## WHAT YOU WILL DO
Quote all lines below exactly. Images stay out.

## DATASET CONTENT

== == ==

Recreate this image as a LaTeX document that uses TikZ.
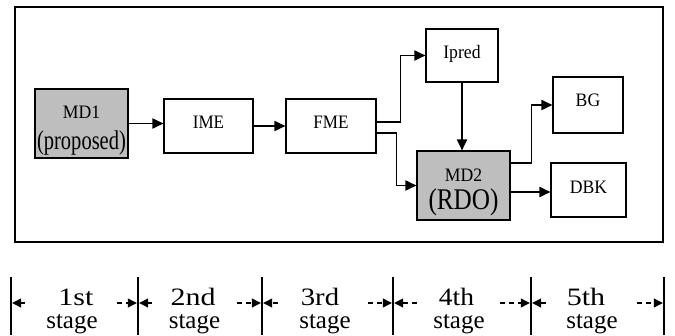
\documentclass[tikz,border=0pt]{standalone}
\usepackage{fontspec}
\setmainfont{Liberation Serif}
\usetikzlibrary{arrows.meta,calc}
\definecolor{boxgray}{HTML}{BEBEBE}
\begin{document}
\begin{tikzpicture}[x=1pt,y=-1pt,
  box/.style={draw, line width=1.1pt, inner sep=0pt, fill=white},
  graybox/.style={box, fill=boxgray},
  lbl/.style={inner sep=0pt, anchor=base, font=\fontsize{19}{20}\selectfont},
  flow/.style={line width=1.8pt, -{Triangle[length=11pt,width=10pt]}},
  tick/.style={line width=2.2pt},
  dim/.style={line width=1.2pt, dash pattern=on 5pt off 4pt, -{Triangle[length=9pt,width=9pt]}},
  stg/.style={inner sep=0pt, anchor=base, font=\fontsize{25}{25}\selectfont}]
\useasboundingbox (0,0) rectangle (675,335);

% outer frame
\draw[line width=2.6pt] (15,7) rectangle (663,242);

% processing blocks
\node[graybox, minimum width=93pt, minimum height=69pt] (md1) at (81.5,123.5) {};
\node[box, minimum width=89pt, minimum height=54pt] (ime) at (208.5,126) {};
\node[box, minimum width=90pt, minimum height=54pt] (fme) at (331,126) {};
\node[box, minimum width=72pt, minimum height=53pt] (ipred) at (462,55.5) {};
\node[box, minimum width=70pt, minimum height=56pt] (bg) at (588,105) {};
\node[graybox, minimum width=93pt, minimum height=69pt] (md2) at (463.5,185.5) {};
\node[box, minimum width=75pt, minimum height=54pt] (dbk) at (588.5,190) {};

% block labels
\node[lbl] (md1a) at (81.5,118.5) {\scalebox{0.93}[1]{MD1}};
\node[lbl, font=\fontsize{27}{28}\selectfont] (md1b) at (81.5,149) {\scalebox{0.76}[1]{(proposed)}};
\node[lbl] (imet) at (208.5,128) {\scalebox{0.9}[1]{IME}};
\node[lbl] (fmet) at (331,128) {\scalebox{0.9}[1]{FME}};
\node[lbl] (ipredt) at (462,58) {\scalebox{0.93}[1]{Ipred}};
\node[lbl] (bgt) at (588,106) {\scalebox{0.93}[1]{BG}};
\node[lbl] (md2a) at (463.5,181) {\scalebox{0.93}[1]{MD2}};
\node[lbl, font=\fontsize{30}{31}\selectfont] (md2b) at (463.5,209) {\scalebox{0.84}[1]{(RDO)}};
\node[lbl] (dbkt) at (588.5,193) {\scalebox{0.93}[1]{DBK}};

% data flow
\coordinate (fmeup) at ($(fme.east)+(0,-4)$);
\coordinate (fmedn) at ($(fme.east)+(0,7)$);
\coordinate (md2up) at ($(md2.east)+(0,-22.5)$);
\coordinate (md2dn) at ($(md2.east)+(0,6.5)$);
\draw[flow] (md1.east) -- (md1.east -| ime.west);
\draw[flow] (ime.east) -- (ime.east -| fme.west);
\draw[flow] (fmeup) -- ++(24,0) |- (ipred.west);
\draw[flow] (fmedn) -- ++(20,0) |- (md2.west);
\draw[flow] (ipred.south) -- (ipred.south |- md2.north);
\draw[flow] (md2up) -- ++(21,0) |- (bg.west);
\draw[flow] (md2dn) -- (md2dn -| dbk.west);

% pipeline stage boundaries
\foreach \i/\x in {0/11,1/138,2/262,3/393,4/531,5/664}{
  \coordinate (t\i) at (\x,303);
  \draw[tick] (\x,277) -- (\x,335);
}

% stage spans
\coordinate (s1l) at (25,303);  \coordinate (s1r) at (117,303);
\coordinate (s2l) at (152,303); \coordinate (s2r) at (237,303);
\coordinate (s3l) at (278,303); \coordinate (s3r) at (368,303);
\coordinate (s4l) at (417,303); \coordinate (s4r) at (500,303);
\coordinate (s5l) at (546,303); \coordinate (s5r) at (637,303);
\draw[dim] (s1l) -- ($(t0)+(1.2,0)$);
\draw[dim] (s1r) -- ($(t1)+(-1.2,0)$);
\draw[dim] (s2l) -- ($(t1)+(1.2,0)$);
\draw[dim] (s2r) -- ($(t2)+(-1.2,0)$);
\draw[dim] (s3l) -- ($(t2)+(1.2,0)$);
\draw[dim] (s3r) -- ($(t3)+(-1.2,0)$);
\draw[dim] (s4l) -- ($(t3)+(1.2,0)$);
\draw[dim] (s4r) -- ($(t4)+(-1.2,0)$);
\draw[dim] (s5l) -- ($(t4)+(1.2,0)$);
\draw[dim] (s5r) -- ($(t5)+(-1.2,0)$);

% stage names
\node[stg] (n1) at (76,305) {\scalebox{1.2}[1]{1st}};
\node[stg] (n2) at (193,305) {\scalebox{1.2}[1]{2nd}};
\node[stg] (n3) at (320,305) {\scalebox{1.15}[1]{3rd}};
\node[stg] (n4) at (456.5,305) {\scalebox{1.1}[1]{4th}};
\node[stg] (n5) at (586,305) {\scalebox{1.2}[1]{5th}};
\node[stg] (g1) at (72,328) {stage};
\node[stg] (g2) at (194.5,328) {stage};
\node[stg] (g3) at (325,328) {stage};
\node[stg] (g4) at (459,328) {stage};
\node[stg] (g5) at (592,328) {stage};
\end{tikzpicture}
\end{document}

== == ==

## OUTPUT OF THE TASK
Recreate this image as a LaTeX document that uses TikZ.
\documentclass[tikz,border=0pt]{standalone}
\usepackage{fontspec}
\setmainfont{Liberation Serif}
\usetikzlibrary{arrows.meta,calc}
\definecolor{boxgray}{HTML}{BEBEBE}
\begin{document}
\begin{tikzpicture}[x=1pt,y=-1pt,
  box/.style={draw, line width=1.1pt, inner sep=0pt, fill=white},
  graybox/.style={box, fill=boxgray},
  lbl/.style={inner sep=0pt, anchor=base, font=\fontsize{19}{20}\selectfont},
  flow/.style={line width=1.8pt, -{Triangle[length=11pt,width=10pt]}},
  tick/.style={line width=2.2pt},
  dim/.style={line width=1.2pt, dash pattern=on 5pt off 4pt, -{Triangle[length=9pt,width=9pt]}},
  stg/.style={inner sep=0pt, anchor=base, font=\fontsize{25}{25}\selectfont}]
\useasboundingbox (0,0) rectangle (675,335);

% outer frame
\draw[line width=2.6pt] (15,7) rectangle (663,242);

% processing blocks
\node[graybox, minimum width=93pt, minimum height=69pt] (md1) at (81.5,123.5) {};
\node[box, minimum width=89pt, minimum height=54pt] (ime) at (208.5,126) {};
\node[box, minimum width=90pt, minimum height=54pt] (fme) at (331,126) {};
\node[box, minimum width=72pt, minimum height=53pt] (ipred) at (462,55.5) {};
\node[box, minimum width=70pt, minimum height=56pt] (bg) at (588,105) {};
\node[graybox, minimum width=93pt, minimum height=69pt] (md2) at (463.5,185.5) {};
\node[box, minimum width=75pt, minimum height=54pt] (dbk) at (588.5,190) {};

% block labels
\node[lbl] (md1a) at (81.5,118.5) {\scalebox{0.93}[1]{MD1}};
\node[lbl, font=\fontsize{27}{28}\selectfont] (md1b) at (81.5,149) {\scalebox{0.76}[1]{(proposed)}};
\node[lbl] (imet) at (208.5,128) {\scalebox{0.9}[1]{IME}};
\node[lbl] (fmet) at (331,128) {\scalebox{0.9}[1]{FME}};
\node[lbl] (ipredt) at (462,58) {\scalebox{0.93}[1]{Ipred}};
\node[lbl] (bgt) at (588,106) {\scalebox{0.93}[1]{BG}};
\node[lbl] (md2a) at (463.5,181) {\scalebox{0.93}[1]{MD2}};
\node[lbl, font=\fontsize{30}{31}\selectfont] (md2b) at (463.5,209) {\scalebox{0.84}[1]{(RDO)}};
\node[lbl] (dbkt) at (588.5,193) {\scalebox{0.93}[1]{DBK}};

% data flow
\coordinate (fmeup) at ($(fme.east)+(0,-4)$);
\coordinate (fmedn) at ($(fme.east)+(0,7)$);
\coordinate (md2up) at ($(md2.east)+(0,-22.5)$);
\coordinate (md2dn) at ($(md2.east)+(0,6.5)$);
\draw[flow] (md1.east) -- (md1.east -| ime.west);
\draw[flow] (ime.east) -- (ime.east -| fme.west);
\draw[flow] (fmeup) -- ++(24,0) |- (ipred.west);
\draw[flow] (fmedn) -- ++(20,0) |- (md2.west);
\draw[flow] (ipred.south) -- (ipred.south |- md2.north);
\draw[flow] (md2up) -- ++(21,0) |- (bg.west);
\draw[flow] (md2dn) -- (md2dn -| dbk.west);

% pipeline stage boundaries
\foreach \i/\x in {0/11,1/138,2/262,3/393,4/531,5/664}{
  \coordinate (t\i) at (\x,303);
  \draw[tick] (\x,277) -- (\x,335);
}

% stage spans
\coordinate (s1l) at (25,303);  \coordinate (s1r) at (117,303);
\coordinate (s2l) at (152,303); \coordinate (s2r) at (237,303);
\coordinate (s3l) at (278,303); \coordinate (s3r) at (368,303);
\coordinate (s4l) at (417,303); \coordinate (s4r) at (500,303);
\coordinate (s5l) at (546,303); \coordinate (s5r) at (637,303);
\draw[dim] (s1l) -- ($(t0)+(1.2,0)$);
\draw[dim] (s1r) -- ($(t1)+(-1.2,0)$);
\draw[dim] (s2l) -- ($(t1)+(1.2,0)$);
\draw[dim] (s2r) -- ($(t2)+(-1.2,0)$);
\draw[dim] (s3l) -- ($(t2)+(1.2,0)$);
\draw[dim] (s3r) -- ($(t3)+(-1.2,0)$);
\draw[dim] (s4l) -- ($(t3)+(1.2,0)$);
\draw[dim] (s4r) -- ($(t4)+(-1.2,0)$);
\draw[dim] (s5l) -- ($(t4)+(1.2,0)$);
\draw[dim] (s5r) -- ($(t5)+(-1.2,0)$);

% stage names
\node[stg] (n1) at (76,305) {\scalebox{1.2}[1]{1st}};
\node[stg] (n2) at (193,305) {\scalebox{1.2}[1]{2nd}};
\node[stg] (n3) at (320,305) {\scalebox{1.15}[1]{3rd}};
\node[stg] (n4) at (456.5,305) {\scalebox{1.1}[1]{4th}};
\node[stg] (n5) at (586,305) {\scalebox{1.2}[1]{5th}};
\node[stg] (g1) at (72,328) {stage};
\node[stg] (g2) at (194.5,328) {stage};
\node[stg] (g3) at (325,328) {stage};
\node[stg] (g4) at (459,328) {stage};
\node[stg] (g5) at (592,328) {stage};
\end{tikzpicture}
\end{document}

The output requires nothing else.